A: I think my answer to the first question explains this as well. Key thing here is, if you do some blocking work in an IO worker thread, Windows scheduler notifies the IOCP that one active thread went to inactive state thereby making the next thread waiting on the IOCP to go and pick up the next available work item. So if we put this to the sample context explained in the question, I would say, you can make IO worker threads download all 700MB, 700MB and 7MB files and whichever finishes first will probably finish its work first.
Q: How do we use Overlapped Object. I see we can specify offsets, and event handler but where do we specify the IO Handle based on which the operation should be made?

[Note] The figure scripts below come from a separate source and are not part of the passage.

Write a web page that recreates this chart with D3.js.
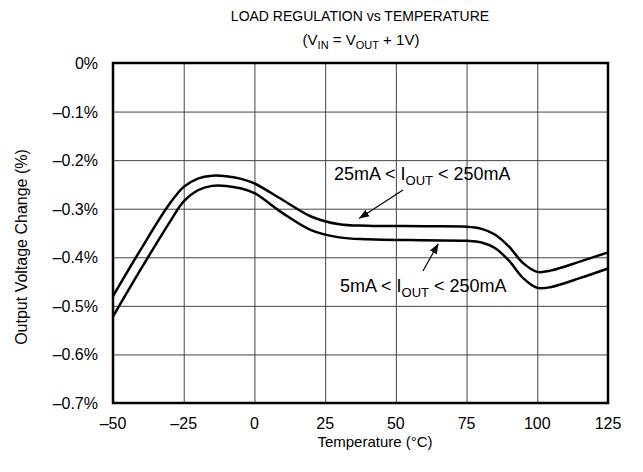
<!DOCTYPE html>
<html>
<head>
<meta charset="utf-8">
<script src="https://cdn.jsdelivr.net/npm/d3@7"></script>
<style>
  body { margin: 0; background: #fff; }
  text { font-family: "Liberation Sans", Arial, sans-serif; fill: #000; }
</style>
</head>
<body>
<svg id="chart" width="643" height="472"></svg>
<script>
// temperature ticks and y ticks
var xTicks = [-50, -25, 0, 25, 50, 75, 100, 125];
var yTicks = [0, -0.1, -0.2, -0.3, -0.4, -0.5, -0.6, -0.7];

// 25mA < IOUT < 250mA (upper curve)
var tempHi = [-50, -40, -30, -25, -20, -15, -10, -5, 0, 10, 20, 30, 40, 60, 75, 80, 85, 90, 95, 100, 105, 115, 125];
var valHi  = [-0.480, -0.382, -0.290, -0.255, -0.238, -0.232, -0.233, -0.238, -0.248, -0.282, -0.316, -0.332, -0.335, -0.336, -0.337, -0.341, -0.353, -0.378, -0.412, -0.430, -0.427, -0.409, -0.390];

// 5mA < IOUT < 250mA (lower curve)
var tempLo = [-50, -40, -30, -25, -20, -15, -10, -5, 0, 10, 20, 30, 40, 60, 75, 80, 85, 90, 95, 100, 105, 115, 125];
var valLo  = [-0.522, -0.423, -0.328, -0.285, -0.262, -0.253, -0.253, -0.258, -0.268, -0.309, -0.344, -0.359, -0.363, -0.365, -0.366, -0.369, -0.381, -0.407, -0.443, -0.463, -0.461, -0.443, -0.423];

var svg = d3.select("#chart");
var mLeft = 113, mRight = 608, mTop = 63, mBottom = 403;

var x = d3.scaleLinear().domain([-50, 125]).range([mLeft, mRight]);
var y = d3.scaleLinear().domain([-0.7, 0]).range([mBottom, mTop]);

// grid
svg.append("g")
    .attr("transform", "translate(0," + mBottom + ")")
    .call(d3.axisBottom(x).tickValues(xTicks).tickSize(-(mBottom - mTop)).tickFormat(""))
    .call(g => g.select(".domain").remove())
    .selectAll("line").attr("stroke", "#444").attr("stroke-width", 1);

svg.append("g")
    .attr("transform", "translate(" + mLeft + ",0)")
    .call(d3.axisLeft(y).tickValues(yTicks).tickSize(-(mRight - mLeft)).tickFormat(""))
    .call(g => g.select(".domain").remove())
    .selectAll("line").attr("stroke", "#444").attr("stroke-width", 1);

// tick labels
svg.append("g").selectAll("text")
    .data(xTicks).enter().append("text")
    .attr("x", d => x(d))
    .attr("y", mBottom + 26)
    .attr("text-anchor", "middle")
    .attr("font-size", 16)
    .text(d => (d < 0 ? "\u2013" + Math.abs(d) : d));

svg.append("g").selectAll("text")
    .data(yTicks).enter().append("text")
    .attr("x", mLeft - 15)
    .attr("y", d => y(d) + 6)
    .attr("text-anchor", "end")
    .attr("font-size", 16)
    .text(d => (d === 0 ? "0%" : "\u2013" + Math.abs(d).toFixed(1) + "%"));

// frame
svg.append("rect")
    .attr("x", mLeft).attr("y", mTop)
    .attr("width", mRight - mLeft).attr("height", mBottom - mTop)
    .attr("fill", "none").attr("stroke", "#000").attr("stroke-width", 2.5);

// curves
var line = d3.line()
    .x(d => x(d[0]))
    .y(d => y(d[1]))
    .curve(d3.curveCatmullRom.alpha(0.5));

svg.append("path")
    .datum(d3.zip(tempHi, valHi))
    .attr("d", line)
    .attr("fill", "none").attr("stroke", "#000").attr("stroke-width", 2.5);

svg.append("path")
    .datum(d3.zip(tempLo, valLo))
    .attr("d", line)
    .attr("fill", "none").attr("stroke", "#000").attr("stroke-width", 2.5);

// arrow marker
svg.append("defs").append("marker")
    .attr("id", "arr")
    .attr("viewBox", "0 0 10 10")
    .attr("refX", 10).attr("refY", 5)
    .attr("markerWidth", 10).attr("markerHeight", 10)
    .attr("markerUnits", "userSpaceOnUse")
    .attr("orient", "auto")
    .append("path").attr("d", "M0,1 L10,5 L0,9 Z").attr("fill", "#000");

svg.append("line")
    .attr("x1", 403).attr("y1", 190).attr("x2", x(37)).attr("y2", y(-0.32))
    .attr("stroke", "#000").attr("stroke-width", 1.2).attr("marker-end", "url(#arr)");

svg.append("line")
    .attr("x1", 423).attr("y1", 271).attr("x2", x(65)).attr("y2", y(-0.372))
    .attr("stroke", "#000").attr("stroke-width", 1.2).attr("marker-end", "url(#arr)");

// curve labels
var lab1 = svg.append("text").attr("x", 334).attr("y", 180).attr("font-size", 18);
lab1.append("tspan").text("25mA < I");
lab1.append("tspan").attr("font-size", 13).attr("dy", 5).text("OUT");
lab1.append("tspan").attr("dy", -5).text(" < 250mA");

var lab2 = svg.append("text").attr("x", 340).attr("y", 292).attr("font-size", 18);
lab2.append("tspan").text("5mA < I");
lab2.append("tspan").attr("font-size", 13).attr("dy", 5).text("OUT");
lab2.append("tspan").attr("dy", -5).text(" < 250mA");

// titles
svg.append("text")
    .attr("x", 360).attr("y", 21)
    .attr("text-anchor", "middle").attr("font-size", 14)
    .text("LOAD REGULATION vs TEMPERATURE");

var sub = svg.append("text")
    .attr("x", 361).attr("y", 45)
    .attr("text-anchor", "middle").attr("font-size", 15);
sub.append("tspan").text("(V");
sub.append("tspan").attr("font-size", 11).attr("dy", 4).text("IN");
sub.append("tspan").attr("dy", -4).text(" = V");
sub.append("tspan").attr("font-size", 11).attr("dy", 4).text("OUT");
sub.append("tspan").attr("dy", -4).text(" + 1V)");

svg.append("text")
    .attr("x", 375).attr("y", 447)
    .attr("text-anchor", "middle").attr("font-size", 15)
    .text("Temperature (\u00B0C)");

svg.append("text")
    .attr("transform", "translate(27,247) rotate(-90)")
    .attr("text-anchor", "middle").attr("font-size", 16)
    .text("Output Voltage Change (%)");
</script>
</body>
</html>
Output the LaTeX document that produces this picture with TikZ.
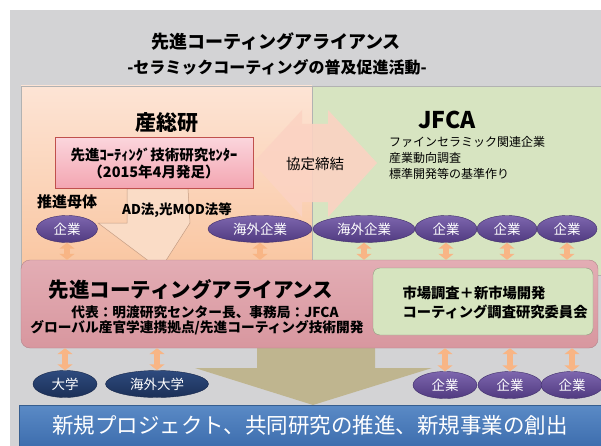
\documentclass[tikz,border=0pt]{standalone}
\usepackage{fontspec}
\setmainfont{Noto Sans CJK JP}
\usetikzlibrary{arrows.meta, shapes.geometric, calc}

\definecolor{bggray}{HTML}{D3D3D5}
\definecolor{aisttop}{HTML}{FDE4D5}
\definecolor{aistbot}{HTML}{F9C59F}
\definecolor{jfcagreen}{HTML}{D7E4C1}
\definecolor{bigarrow}{HTML}{FBD3C3}
\definecolor{centertop}{HTML}{FBD5DC}
\definecolor{centerbot}{HTML}{F3A5B1}
\definecolor{centeredge}{HTML}{C0504D}
\definecolor{funnel}{HTML}{FADCC6}
\definecolor{funneledge}{HTML}{C49C82}
\definecolor{purpletop}{HTML}{7D66AE}
\definecolor{purplebot}{HTML}{503A80}
\definecolor{purpleedge}{HTML}{3F2D6A}
\definecolor{navytop}{HTML}{2E4A7E}
\definecolor{navybot}{HTML}{1B2F57}
\definecolor{navyedge}{HTML}{16264A}
\definecolor{linkorange}{HTML}{F8B585}
\definecolor{khaki}{HTML}{BFB58F}
\definecolor{allytop}{HTML}{E3ADB4}
\definecolor{allybot}{HTML}{D8979F}
\definecolor{allyedge}{HTML}{B3838A}
\definecolor{surveygreen}{HTML}{D6E4BF}
\definecolor{surveyedge}{HTML}{8E9A80}
\definecolor{bannertop}{HTML}{5A8AC6}
\definecolor{bannerbot}{HTML}{3E6EAE}
\definecolor{banneredge}{HTML}{375E8F}

\begin{document}
\begin{tikzpicture}
        [x=1pt, y=-1pt,
        panel/.style={draw=black!30, inner sep=0pt},
        corp/.style={ellipse, draw=purpleedge, top color=purpletop, bottom color=purplebot,
          text=white, inner sep=0pt, minimum height=27pt, font=\fontsize{13.5}{13.5}\selectfont},
        univ/.style={corp, draw=navyedge, top color=navytop, bottom color=navybot},
        link/.style={line width=6pt, draw=linkorange,
          {Triangle[width=15pt,length=6pt]}-{Triangle[width=15pt,length=6pt]}},
        heading/.style={font=\fontsize{#1}{#1}\selectfont\bfseries}]
        \useasboundingbox (0,0) rectangle (601,446);
        \fill[bggray] (10,10) rectangle (601,446);
        % title
        \node (title) at (276,42) [heading=18] {先進コーティングアライアンス};
        \node (subtitle) at (277,67) [heading=16] {-セラミックコーティングの普及促進活動-};
        % two partners
        \node (aist) at (166.5,180.5) [panel, top color=aisttop, bottom color=aistbot,
          minimum width=291pt, minimum height=189pt] {};
        \node (jfca) at (456.5,180.5) [panel, fill=jfcagreen,
          minimum width=289pt, minimum height=189pt] {};
        \fill[bigarrow, opacity=0.9] (253,163) -- (302,110) -- (302,124) -- (328,124)
          -- (328,110) -- (377,163) -- (328,217) -- (328,202) -- (302,202) -- (302,217) -- cycle;
        \node (accord) at (315,164) [font=\fontsize{14.5}{14.5}\selectfont] {協定締結};
        \node (aistname) at (167,123) [heading=21] {産総研};
        \filldraw[fill=funnel, draw=funneledge, line width=0.5pt] (127,189) -- (188,189)
          -- (190,223) -- (165,262) -- (150,262) -- (98,223) -- (127,223) -- cycle;
        \node (center) at (154,163) [draw=centeredge, top color=centertop, bottom color=centerbot,
          minimum width=198pt, minimum height=51pt, inner sep=0pt, align=center,
          font=\fontsize{14.5}{17}\selectfont\bfseries]
          {先進ｺｰﾃｨﾝｸﾞ技術研究ｾﾝﾀｰ\\（2015年4月発足）};
        \node (base) at (67,202) [heading=15] {推進母体};
        \node (methods) at (177,210) [heading=13.5] {AD法,光MOD法等};
        \node (jfcaname) at (447,120) [heading=23] {JFCA};
        \node (jfcatasks) at (389,136) [anchor=north west, inner sep=0pt, align=left,
          font=\fontsize{12}{16}\selectfont]
          {ファインセラミック関連企業\\産業動向調査\\標準開発等の基準作り};
        % member companies
        \node (c1) at (67,229) [corp, minimum width=61pt] {企業};
        \node (c2) at (260,229) [corp, minimum width=104pt] {海外企業};
        \node (c3) at (364,229) [corp, minimum width=102pt] {海外企業};
        \node (c4) at (446,229) [corp, minimum width=62pt] {企業};
        \node (c5) at (507,229) [corp, minimum width=60pt] {企業};
        \node (c6) at (567,229) [corp, minimum width=60pt] {企業};
        % outcome arrow
        \fill[khaki] (257,348) -- (375,348) -- (375,368) -- (432,368) -- (313,405)
          -- (195,368) -- (257,368) -- cycle;
        % alliance
        \node (ally) at (309.5,304) [draw=allyedge, top color=allytop, bottom color=allybot,
          rounded corners=9pt, minimum width=577pt, minimum height=88pt] {};
        \node (allyname) at (191,290) [heading=20.5] {先進コーティングアライアンス};
        \node (allyrep) at (205,312) [heading=13.7] {代表：明渡研究センター長、事務局：JFCA};
        \node (allyhub) at (197,328) [heading=13.7] {グローバル産官学連携拠点/先進コーティング技術開発};
        \node (survey) at (483,301.5) [draw=surveyedge, fill=surveygreen, rounded corners=7pt,
          minimum width=220pt, minimum height=67pt] {};
        \node (surveytext) at (399,302.5) [anchor=west, align=left,
          font=\fontsize{14.3}{19}\selectfont\bfseries]
          {市場調査＋新市場開発\\コーティング調査研究委員会};
        \foreach \c in {c1,c2,c3,c4,c5,c6}
          \draw[link] (\c.south) -- (\c.south |- ally.north);
        % universities and companies below
        \node (u1) at (65,384) [univ, minimum width=64pt] {大学};
        \node (u2) at (157,384) [univ, minimum width=103pt] {海外大学};
        \node (d1) at (445,385) [corp, minimum width=64pt] {企業};
        \node (d2) at (510,385) [corp, minimum width=64pt] {企業};
        \node (d3) at (572,385) [corp, minimum width=62pt] {企業};
        \foreach \c in {u1,u2,d1,d2,d3}
          \draw[link] (\c.north |- ally.south) -- (\c.north);
        % result
        \node (outcome) at (310,425.5) [draw=banneredge, top color=bannertop, bottom color=bannerbot,
          minimum width=582pt, minimum height=41pt, text=white,
          font=\fontsize{21.5}{21.5}\selectfont] {新規プロジェクト、共同研究の推進、新規事業の創出};
\end{tikzpicture}
\end{document}
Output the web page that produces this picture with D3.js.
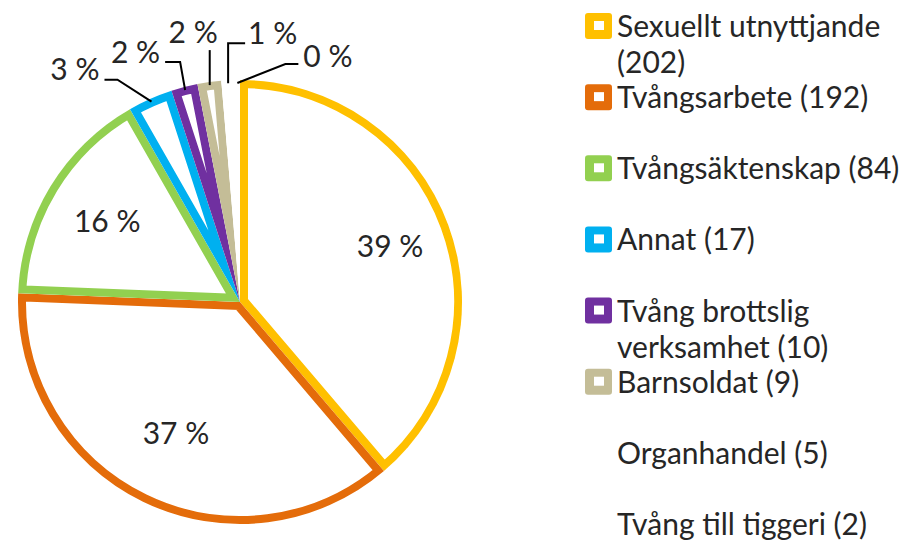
<!DOCTYPE html>
<html>
<head>
<meta charset="utf-8">
<script src="https://d3js.org/d3.v7.min.js"></script>
<style>
  body { margin: 0; background: #fff; }
  svg { display: block; font-family: Lato, "Open Sans", sans-serif; }
</style>
</head>
<body>
<svg id="chart"></svg>
<script>
(function() {

  // data
  const categories = ['Sexuellt utnyttjande', 'Tvångsarbete', 'Tvångsäktenskap', 'Annat',
    'Tvång brottslig verksamhet', 'Barnsoldat', 'Organhandel', 'Tvång till tiggeri'];
  const counts = [202, 192, 84, 17, 10, 9, 5, 2];
  const colors = ['#FFC000', '#E46C0A', '#92D050', '#00B0F0', '#7030A0', '#C4BD97', '#FFFFFF', '#FFFFFF'];

  const width = 910;
  const height = 548;
  const cx = 240;
  const cy = 302;
  const radius = 222;
  const borderWidth = 8;
  const fontSize = 30;
  const textColor = '#262626';

  const svg = d3.select('#chart')
    .attr('width', width)
    .attr('height', height);

  const total = d3.sum(counts);
  const fmt = function(v) { return Math.round(v / total * 100) + ' %'; };

  const pie = d3.pie().sort(null).value(function(d) { return d.value; });
  const arc = d3.arc().innerRadius(0).outerRadius(radius);

  const slices = pie(categories.map(function(c, i) {
    return { name: c, value: counts[i], color: colors[i] };
  }));

  const pieGroup = svg.append('g')
    .attr('transform', 'translate(' + cx + ',' + cy + ')');

  const defs = svg.append('defs');
  defs.selectAll('clipPath')
    .data(slices)
    .enter()
    .append('clipPath')
    .attr('id', function(d, i) { return 'clip' + i; })
    .append('path')
    .attr('d', arc);

  // white slices with an inner coloured border
  pieGroup.selectAll('path.slice')
    .data(slices)
    .enter()
    .append('path')
    .attr('class', 'slice')
    .attr('d', arc)
    .attr('fill', '#fff')
    .attr('stroke', function(d) { return d.data.color; })
    .attr('stroke-width', borderWidth * 2)
    .attr('stroke-linejoin', 'miter')
    .attr('clip-path', function(d, i) { return 'url(#clip' + i + ')'; });

  // labels inside the three big slices
  const innerRadii = [0.72, 0.66, 0.7];
  pieGroup.selectAll('text.inner')
    .data(slices.slice(0, 3))
    .enter()
    .append('text')
    .attr('class', 'inner')
    .attr('transform', function(d, i) {
      const a = d3.arc().innerRadius(radius * innerRadii[i]).outerRadius(radius * innerRadii[i]);
      const c = a.centroid(d);
      return 'translate(' + c[0] + ',' + (c[1] + fontSize * 0.35) + ')';
    })
    .attr('text-anchor', 'middle')
    .style('font-size', fontSize + 'px')
    .style('fill', textColor)
    .text(function(d) { return fmt(d.value); });

  // outside labels with leader lines for the small slices
  // elbow offset from arc point, horizontal run, label anchor
  const leaderLayout = [
    { ex: -34, ey: -22, run: -13, anchor: 'end', lx: -5, ly: 0 },
    { ex: -5, ey: -28, run: -15, anchor: 'end', lx: -5, ly: 1 },
    { ex: 0, ey: -35, run: 0, anchor: 'end', lx: 8, ly: -7 },
    { ex: 0, ey: -40, run: 17, anchor: 'start', lx: 3, ly: 1 },
    { ex: 48, ey: -19, run: 13, anchor: 'start', lx: 5, ly: 3 }
  ];

  const outer = pieGroup.selectAll('g.outer')
    .data(slices.slice(3))
    .enter()
    .append('g')
    .attr('class', 'outer');

  function anchorPoint(d) {
    const mid = (d.startAngle + d.endAngle) / 2;
    const r = radius - 3;
    return [Math.sin(mid) * r, -Math.cos(mid) * r];
  }

  outer.append('polyline')
    .attr('points', function(d, i) {
      const p = anchorPoint(d);
      const L = leaderLayout[i];
      const e = [p[0] + L.ex, p[1] + L.ey];
      return [p, e, [e[0] + L.run, e[1]]].map(function(q) { return q.join(','); }).join(' ');
    })
    .attr('fill', 'none')
    .attr('stroke', '#000')
    .attr('stroke-width', 2);

  outer.append('text')
    .attr('x', function(d, i) {
      const L = leaderLayout[i];
      return anchorPoint(d)[0] + L.ex + L.run + L.lx;
    })
    .attr('y', function(d, i) {
      const L = leaderLayout[i];
      return anchorPoint(d)[1] + L.ey + L.ly;
    })
    .attr('text-anchor', function(d, i) { return leaderLayout[i].anchor; })
    .style('font-size', fontSize + 'px')
    .style('fill', textColor)
    .text(function(d) { return fmt(d.value); });

  // legend
  const legendX = 585;
  const legendY = d3.scaleLinear().domain([0, categories.length - 1]).range([37, 535]);
  const maxTextWidth = 290;

  const legend = svg.append('g')
    .attr('class', 'legend')
    .selectAll('g')
    .data(categories)
    .enter()
    .append('g')
    .attr('transform', function(d, i) { return 'translate(' + legendX + ',' + legendY(i) + ')'; });

  legend.append('rect')
    .attr('x', 0)
    .attr('y', -24)
    .attr('width', 27)
    .attr('height', 26)
    .attr('rx', 3)
    .attr('fill', function(d, i) { return colors[i]; });

  legend.append('rect')
    .attr('x', 9)
    .attr('y', -16)
    .attr('width', 10)
    .attr('height', 9)
    .attr('fill', '#fff');

  legend.append('text')
    .attr('x', 32)
    .attr('y', 0)
    .style('font-size', fontSize + 'px')
    .style('fill', textColor)
    .each(function(d, i) {
      const t = d3.select(this);
      const words = (d + ' (' + counts[i] + ')').split(' ');
      let line = [];
      let tspan = t.append('tspan').attr('x', 32).attr('dy', 0);
      words.forEach(function(w) {
        line.push(w);
        tspan.text(line.join(' '));
        if (tspan.node().getComputedTextLength() > maxTextWidth && line.length > 1) {
          line.pop();
          tspan.text(line.join(' '));
          line = [w];
          tspan = t.append('tspan').attr('x', 32).attr('dy', 36).text(w);
        }
      });
    });

})();
</script>
</body>
</html>
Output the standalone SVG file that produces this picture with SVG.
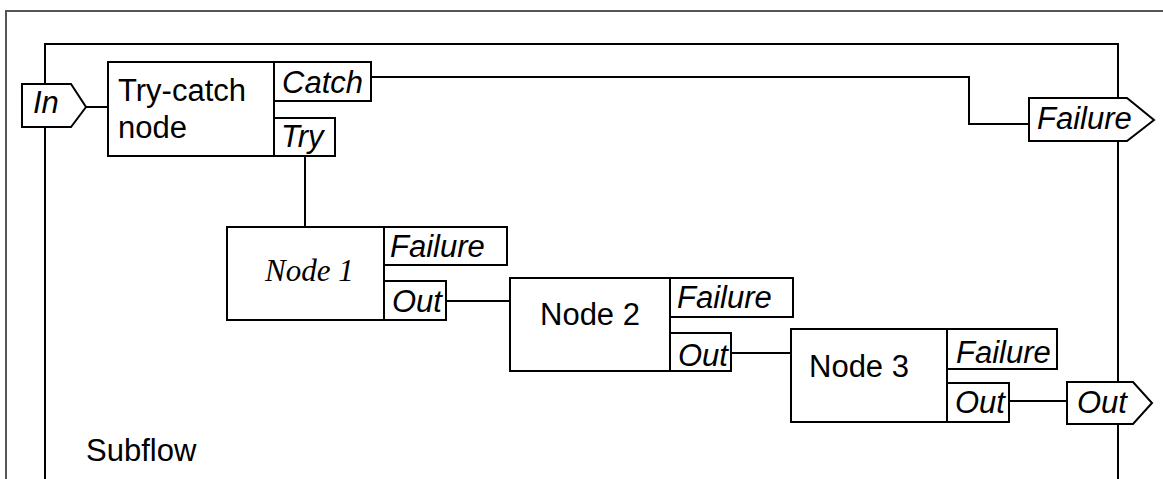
<svg xmlns="http://www.w3.org/2000/svg" width="1163" height="479" viewBox="0 0 1163 479">
  <style>
    .box { fill: #fff; stroke: #000; stroke-width: 2; }
    .wire { fill: none; stroke: #000; stroke-width: 2; }
    .frame { fill: none; stroke: #000; stroke-width: 2; }
    .outer { fill: none; stroke: #555; stroke-width: 2; }
    .lbl { font-family: "Liberation Sans", Arial, sans-serif; font-size: 31px; fill: #000; }
    .port { font-family: "Liberation Sans", Arial, sans-serif; font-size: 31px; font-style: italic; fill: #000; }
    .serif { font-family: "Liberation Serif", "Times New Roman", serif; font-size: 31px; font-style: italic; fill: #000; }
  </style>
  <rect width="1163" height="479" fill="#fff"/>

  <!-- outer canvas border -->
  <path class="outer" d="M6,479 V11 H1163"/>

  <!-- subflow frame -->
  <g id="subflow">
    <path class="frame" d="M45,479 V44 H1118 V479"/>
    <text class="lbl" x="86" y="461">Subflow</text>
  </g>

  <!-- connectors -->
  <g id="connectors">
    <path class="wire" d="M86,107 H108"/>
    <path class="wire" d="M371,77 H969 V124 H1029"/>
    <path class="wire" d="M305,156 V227"/>
    <path class="wire" d="M446,301 H510"/>
    <path class="wire" d="M731,353 H791"/>
    <path class="wire" d="M1009,401 H1067"/>
  </g>

  <!-- subflow input -->
  <g id="in-port">
    <path class="box" d="M22,84 H71 L86,107 L71,127 H22 Z"/>
    <text class="port" x="33" y="113">In</text>
  </g>

  <!-- try-catch node -->
  <g id="try-catch">
    <rect class="box" x="108" y="62" width="166" height="94"/>
    <text class="lbl" x="118" y="101">Try-catch</text>
    <text class="lbl" x="118" y="138">node</text>
    <rect class="box" x="274" y="62" width="97" height="39"/>
    <text class="port" x="282" y="93">Catch</text>
    <rect class="box" x="274" y="118" width="61" height="38"/>
    <text class="port" x="281" y="147">Try</text>
  </g>

  <!-- subflow failure output -->
  <g id="failure-port">
    <path class="box" d="M1029,98 H1127 L1154,120 L1127,141 H1029 Z"/>
    <text class="port" x="1037" y="129">Failure</text>
  </g>

  <!-- node 1 -->
  <g id="node1">
    <rect class="box" x="227" y="227" width="157" height="93"/>
    <text class="serif" x="265" y="281">Node 1</text>
    <rect class="box" x="384" y="227" width="123" height="38"/>
    <text class="port" x="390" y="257">Failure</text>
    <rect class="box" x="384" y="281" width="62" height="39"/>
    <text class="port" x="392" y="312">Out</text>
  </g>

  <!-- node 2 -->
  <g id="node2">
    <rect class="box" x="510" y="278" width="160" height="93"/>
    <text class="lbl" x="540" y="325">Node 2</text>
    <rect class="box" x="670" y="278" width="123" height="39"/>
    <text class="port" x="677" y="308">Failure</text>
    <rect class="box" x="670" y="333" width="61" height="38"/>
    <text class="port" x="678" y="366">Out</text>
  </g>

  <!-- node 3 -->
  <g id="node3">
    <rect class="box" x="791" y="329" width="156" height="93"/>
    <text class="lbl" x="809" y="377">Node 3</text>
    <rect class="box" x="947" y="329" width="110" height="40"/>
    <text class="port" x="956" y="363">Failure</text>
    <rect class="box" x="947" y="383" width="62" height="39"/>
    <text class="port" x="955" y="413">Out</text>
  </g>

  <!-- subflow output -->
  <g id="out-port">
    <path class="box" d="M1067,382 H1133 L1152,403 L1133,424 H1067 Z"/>
    <text class="port" x="1077" y="413">Out</text>
  </g>
</svg>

A: All this time I was talking about using IOCP to efficiently use CPU as opposed to how you would do this with regular thread pool work threads. In other words it can be thought as an efficient scheduling method. However, if you want to do asynchronous IO, you can just use the async operations in the .NET IO API (i.e. BeginXxx and EndXxx methods). Almost all of them use IOCP behind the covers. However, if you are still fiddling your keyboard to get your C program up and running, you can use CreateIoCompletionPort API and pass your IO handle to its first parameter
. Then you can use IO API (ReadFileEx for example) to pass the necessary async IO information using OVERLAPPED structure.
HANDLE CreateIoCompletionPort(
HANDLE FileHandle,
HANDLE ExistingCompletionPort,
ULONG_PTR CompletionKey,
DWORD NumberOfConcurrentThreads
);
Q: Is IOCP is just maintaining a queue and after it deques it calls the return function with offsets to perform the operation?
A: The underlying Windows API actually does not use a function pointer per se. It's implemented in .NET framework thread pool (AFAIK). The original API uses a key (ULONG_PTR) based mechanism to correlate the work items when then return from IOCP.